[Start]

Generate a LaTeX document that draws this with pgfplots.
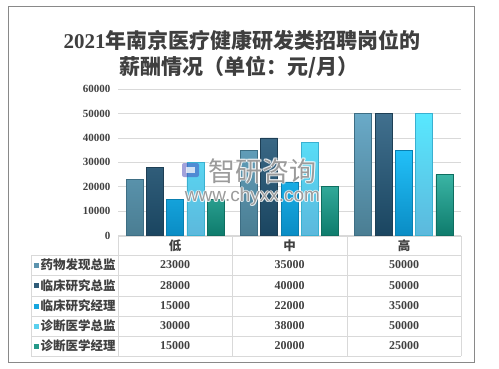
\documentclass[border=0pt]{standalone}
\usepackage{fontspec}
\setmainfont{Liberation Serif}
\newfontfamily\cjk{Noto Sans CJK SC}
\newfontfamily\wmfont{Liberation Sans}
\usepackage{pgfplots}
\usepackage{pgfplotstable}
\pgfplotsset{compat=1.18}
\definecolor{titlegray}{HTML}{3F3F3F}
\definecolor{tickgray}{HTML}{404040}
\definecolor{gridgray}{HTML}{D9D9D9}
\definecolor{framegray}{HTML}{898989}
\definecolor{wmgray}{HTML}{8A8A8A}
\definecolor{aT}{HTML}{6AAAC8}\definecolor{aB}{HTML}{4A7D92}\definecolor{aD}{HTML}{3E6E84}\definecolor{aM}{HTML}{5C93AE}
\definecolor{bT}{HTML}{41708E}\definecolor{bB}{HTML}{1A4560}\definecolor{bD}{HTML}{1E3F55}\definecolor{bM}{HTML}{2F5B78}
\definecolor{cT}{HTML}{22C0F8}\definecolor{cB}{HTML}{0A8CC4}\definecolor{cD}{HTML}{0A7FB0}\definecolor{cM}{HTML}{16A6DE}
\definecolor{dT}{HTML}{58E8FF}\definecolor{dB}{HTML}{5CB8DC}\definecolor{dD}{HTML}{3AB0D0}\definecolor{dM}{HTML}{5AD0EE}
\definecolor{eT}{HTML}{3AB4A4}\definecolor{eB}{HTML}{0E7B6C}\definecolor{eD}{HTML}{0E6E60}\definecolor{eM}{HTML}{249888}
\pgfplotstableread{
cat s1 s2 s3 s4 s5
0 23000 28000 15000 30000 15000
1 35000 40000 22000 38000 20000
2 50000 50000 35000 50000 25000
}\data
\begin{document}
\begin{tikzpicture}[x=1pt,y=1pt]
\path[use as bounding box] (0,0) rectangle (499,368);
\fill[white] (0,0) rectangle (499,368);
\draw[framegray, line width=1pt] (8,362) rectangle (474,6);
% title
\node[font=\cjk\bfseries\fontsize{21}{24}\selectfont, text=titlegray] at (242,328) {{\rmfamily\bfseries 2021}年南京医疗健康研发类招聘岗位的};
\node[font=\cjk\bfseries\fontsize{21}{24}\selectfont, text=titlegray] at (239,301) {薪酬情况（单位：元/月）};
\begin{axis}[
  at={(118pt,132.3pt)}, anchor=south west, scale only axis,
  width=343pt, height=146.7pt,
  xmin=-0.5, xmax=2.5, ymin=0, ymax=60000,
  ytick={0,10000,...,60000}, xtick=\empty,
  ymajorgrids, grid style={draw=gridgray, line width=0.8pt},
  axis line style={draw=none}, major tick length=0pt,
  scaled y ticks=false,
  /pgf/number format/.cd, set thousands separator={}, assume math mode=true, /pgfplots/.cd,
  yticklabel style={font=\bfseries\fontsize{11}{12}\selectfont, text=tickgray, anchor=east, xshift=-4pt},
  ybar=3.3pt, bar width=17pt,
  clip=false,
]
\addplot[draw=aD, line width=0.7pt, top color=aT, bottom color=aB] table[x=cat,y=s1] {\data};
\addplot[draw=bD, line width=0.7pt, top color=bT, bottom color=bB] table[x=cat,y=s2] {\data};
\addplot[draw=cD, line width=0.7pt, top color=cT, bottom color=cB] table[x=cat,y=s3] {\data};
\addplot[draw=dD, line width=0.7pt, top color=dT, bottom color=dB] table[x=cat,y=s4] {\data};
\addplot[draw=eD, line width=0.7pt, top color=eT, bottom color=eB] table[x=cat,y=s5] {\data};
\end{axis}
% watermark with a light halo
\foreach \dx/\dy in {-1/0,1/0,0/-1,0/1,-0.8/-0.8,0.8/0.8,-0.8/0.8,0.8/-0.8}{
  \node[opacity=0.55, text=white, font=\cjk\fontsize{27}{28}\selectfont] at (262.5+\dx,197+\dy) {智研咨询};
  \node[opacity=0.55, text=white, font=\wmfont\fontsize{19}{20}\selectfont] at (252.5+\dx,171+\dy) {www.chyxx.com};
}
\node[opacity=0.85, text=wmgray, font=\cjk\fontsize{27}{28}\selectfont] at (262.5,197) {智研咨询};
\node[opacity=0.85, text=wmgray, font=\wmfont\fontsize{19}{20}\selectfont] at (252.5,171) {www.chyxx.com};
\fill[opacity=0.5, blue!45!gray, rounded corners=2pt] (182,191) rectangle (199,205);
\fill[opacity=0.75, white] (186,195) rectangle (195,201);
% table grid
\begin{scope}[draw=gridgray, line width=0.9pt]
\draw (118,132) -- (461,132);
\foreach \y in {255,275,296,316,336,356} \draw (31,368-\y) -- (461,368-\y);
\foreach \x in {118,232,347,461} \draw (\x,132) -- (\x,12);
\draw (31,113) -- (31,12);
\end{scope}
% header
\foreach \x/\t in {175/低,289.5/中,404/高}
  \node[font=\cjk\bfseries\fontsize{12.5}{13}\selectfont, text=tickgray] at (\x,368-246) {\t};
% rows
\foreach \y/\c/\t/\a/\b/\d in {
  265/aM/药物发现总监/23000/35000/50000,
  285.5/bM/临床研究总监/28000/40000/50000,
  306/cM/临床研究经理/15000/22000/35000,
  326/dM/诊断医学总监/30000/38000/50000,
  346/eM/诊断医学经理/15000/20000/25000}{
  \fill[\c] (34,368-\y-2.5) rectangle (39,368-\y+2.5);
  \node[anchor=west, inner sep=0pt, font=\cjk\bfseries\fontsize{12.5}{13}\selectfont, text=tickgray] at (40.5,368-\y) {\t};
  \node[font=\bfseries\fontsize{12}{13}\selectfont, text=tickgray] at (175,368-\y) {\a};
  \node[font=\bfseries\fontsize{12}{13}\selectfont, text=tickgray] at (289.5,368-\y) {\b};
  \node[font=\bfseries\fontsize{12}{13}\selectfont, text=tickgray] at (404,368-\y) {\d};
}
\end{tikzpicture}
\end{document}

[End]

# BRIEF
Skip the pictures, then retype every line above exactly.

# ANSWER TO THE EXERCISE
Generate a LaTeX document that draws this with pgfplots.
\documentclass[border=0pt]{standalone}
\usepackage{fontspec}
\setmainfont{Liberation Serif}
\newfontfamily\cjk{Noto Sans CJK SC}
\newfontfamily\wmfont{Liberation Sans}
\usepackage{pgfplots}
\usepackage{pgfplotstable}
\pgfplotsset{compat=1.18}
\definecolor{titlegray}{HTML}{3F3F3F}
\definecolor{tickgray}{HTML}{404040}
\definecolor{gridgray}{HTML}{D9D9D9}
\definecolor{framegray}{HTML}{898989}
\definecolor{wmgray}{HTML}{8A8A8A}
\definecolor{aT}{HTML}{6AAAC8}\definecolor{aB}{HTML}{4A7D92}\definecolor{aD}{HTML}{3E6E84}\definecolor{aM}{HTML}{5C93AE}
\definecolor{bT}{HTML}{41708E}\definecolor{bB}{HTML}{1A4560}\definecolor{bD}{HTML}{1E3F55}\definecolor{bM}{HTML}{2F5B78}
\definecolor{cT}{HTML}{22C0F8}\definecolor{cB}{HTML}{0A8CC4}\definecolor{cD}{HTML}{0A7FB0}\definecolor{cM}{HTML}{16A6DE}
\definecolor{dT}{HTML}{58E8FF}\definecolor{dB}{HTML}{5CB8DC}\definecolor{dD}{HTML}{3AB0D0}\definecolor{dM}{HTML}{5AD0EE}
\definecolor{eT}{HTML}{3AB4A4}\definecolor{eB}{HTML}{0E7B6C}\definecolor{eD}{HTML}{0E6E60}\definecolor{eM}{HTML}{249888}
\pgfplotstableread{
cat s1 s2 s3 s4 s5
0 23000 28000 15000 30000 15000
1 35000 40000 22000 38000 20000
2 50000 50000 35000 50000 25000
}\data
\begin{document}
\begin{tikzpicture}[x=1pt,y=1pt]
\path[use as bounding box] (0,0) rectangle (499,368);
\fill[white] (0,0) rectangle (499,368);
\draw[framegray, line width=1pt] (8,362) rectangle (474,6);
% title
\node[font=\cjk\bfseries\fontsize{21}{24}\selectfont, text=titlegray] at (242,328) {{\rmfamily\bfseries 2021}年南京医疗健康研发类招聘岗位的};
\node[font=\cjk\bfseries\fontsize{21}{24}\selectfont, text=titlegray] at (239,301) {薪酬情况（单位：元/月）};
\begin{axis}[
  at={(118pt,132.3pt)}, anchor=south west, scale only axis,
  width=343pt, height=146.7pt,
  xmin=-0.5, xmax=2.5, ymin=0, ymax=60000,
  ytick={0,10000,...,60000}, xtick=\empty,
  ymajorgrids, grid style={draw=gridgray, line width=0.8pt},
  axis line style={draw=none}, major tick length=0pt,
  scaled y ticks=false,
  /pgf/number format/.cd, set thousands separator={}, assume math mode=true, /pgfplots/.cd,
  yticklabel style={font=\bfseries\fontsize{11}{12}\selectfont, text=tickgray, anchor=east, xshift=-4pt},
  ybar=3.3pt, bar width=17pt,
  clip=false,
]
\addplot[draw=aD, line width=0.7pt, top color=aT, bottom color=aB] table[x=cat,y=s1] {\data};
\addplot[draw=bD, line width=0.7pt, top color=bT, bottom color=bB] table[x=cat,y=s2] {\data};
\addplot[draw=cD, line width=0.7pt, top color=cT, bottom color=cB] table[x=cat,y=s3] {\data};
\addplot[draw=dD, line width=0.7pt, top color=dT, bottom color=dB] table[x=cat,y=s4] {\data};
\addplot[draw=eD, line width=0.7pt, top color=eT, bottom color=eB] table[x=cat,y=s5] {\data};
\end{axis}
% watermark with a light halo
\foreach \dx/\dy in {-1/0,1/0,0/-1,0/1,-0.8/-0.8,0.8/0.8,-0.8/0.8,0.8/-0.8}{
  \node[opacity=0.55, text=white, font=\cjk\fontsize{27}{28}\selectfont] at (262.5+\dx,197+\dy) {智研咨询};
  \node[opacity=0.55, text=white, font=\wmfont\fontsize{19}{20}\selectfont] at (252.5+\dx,171+\dy) {www.chyxx.com};
}
\node[opacity=0.85, text=wmgray, font=\cjk\fontsize{27}{28}\selectfont] at (262.5,197) {智研咨询};
\node[opacity=0.85, text=wmgray, font=\wmfont\fontsize{19}{20}\selectfont] at (252.5,171) {www.chyxx.com};
\fill[opacity=0.5, blue!45!gray, rounded corners=2pt] (182,191) rectangle (199,205);
\fill[opacity=0.75, white] (186,195) rectangle (195,201);
% table grid
\begin{scope}[draw=gridgray, line width=0.9pt]
\draw (118,132) -- (461,132);
\foreach \y in {255,275,296,316,336,356} \draw (31,368-\y) -- (461,368-\y);
\foreach \x in {118,232,347,461} \draw (\x,132) -- (\x,12);
\draw (31,113) -- (31,12);
\end{scope}
% header
\foreach \x/\t in {175/低,289.5/中,404/高}
  \node[font=\cjk\bfseries\fontsize{12.5}{13}\selectfont, text=tickgray] at (\x,368-246) {\t};
% rows
\foreach \y/\c/\t/\a/\b/\d in {
  265/aM/药物发现总监/23000/35000/50000,
  285.5/bM/临床研究总监/28000/40000/50000,
  306/cM/临床研究经理/15000/22000/35000,
  326/dM/诊断医学总监/30000/38000/50000,
  346/eM/诊断医学经理/15000/20000/25000}{
  \fill[\c] (34,368-\y-2.5) rectangle (39,368-\y+2.5);
  \node[anchor=west, inner sep=0pt, font=\cjk\bfseries\fontsize{12.5}{13}\selectfont, text=tickgray] at (40.5,368-\y) {\t};
  \node[font=\bfseries\fontsize{12}{13}\selectfont, text=tickgray] at (175,368-\y) {\a};
  \node[font=\bfseries\fontsize{12}{13}\selectfont, text=tickgray] at (289.5,368-\y) {\b};
  \node[font=\bfseries\fontsize{12}{13}\selectfont, text=tickgray] at (404,368-\y) {\d};
}
\end{tikzpicture}
\end{document}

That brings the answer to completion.